More often than not, however, your apology fails because you apologize the wrong way. Most people approach it with some version of:
- “I’m sorry, I didn’t mean to —-, I was only trying to —-.”
- “I wasn’t implying that you —-, I only wanted to express my —-.”
- “I had a good reason for saying —-, please understand where I’m coming from.”
In other words, we make the apology all about ourselves. We justify, explain, and coat it with our own polish.
When you screw up, people don’t want to hear about you. In order for them to forgive you, they want to know you recognize how you offended them. Your rationalizations for offending them aren’t going to endear you.
Make your apology about them and how they must be feeling. If you’re not sure what that is, ask. Focus on how they have been affected by your mistake or your words. Ask what they need from you.
You should take all ambiguity out of the situation. Don’t assume you know how they feel. Inquire, and listen to their answers.
Acknowledge Their Feelings and Values
The people you’ve offended need you to acknowledge their perspective. Don’t argue it.
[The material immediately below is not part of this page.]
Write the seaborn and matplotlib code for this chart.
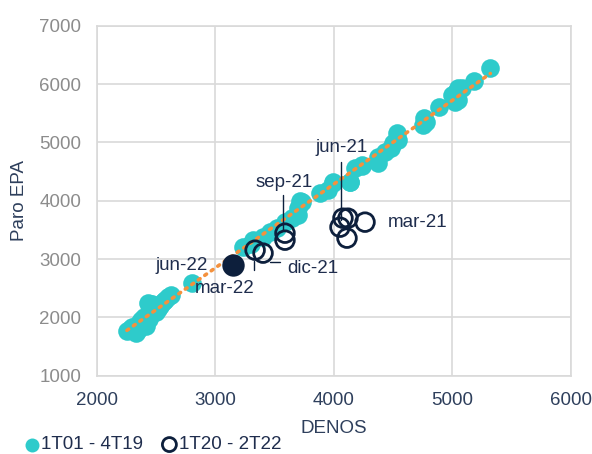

Let them know you hear them by affirming and encouraging them to talk about what is important to them.
When you listen to them talk about their feelings, you are opening the door to healing the damage done.
Restore Common Ground
When you make a mistake or say the wrong thing, you diminish trust in the relationship you have. You need to repair that by reminding them of your shared history, your shared goals. You reassure the other party that you want to continue to share commonalities with them and work together again. Your apology should include your intention to not let them down again.
Know Your Audience
Fine tuning an apology depends on knowing how you’ve offended them and what actions will aid in repairing the relationship. Often a simple statement of empathy will go a long way to restoring trust. At other times some form of compensation is in order.
There are no hard rules as to how to deliver an apology – whether written, public, private, or otherwise. Each is unique in its own way. What is appropriate in one situation is not in another. Only you can tell how to phrase it, how to deliver it, and how to make it resonate with the other party.
An apology always requires you to offer an expression of empathy to the offended party. Without sincerely stating how your error has affected them, your apology becomes a hollow justification of yourself and your actions.
When crafting an apology, ask yourself, “Who am I talking to, and what are they looking for in my apology?” If you’re not sure, then consult with a trusted peer or your coach.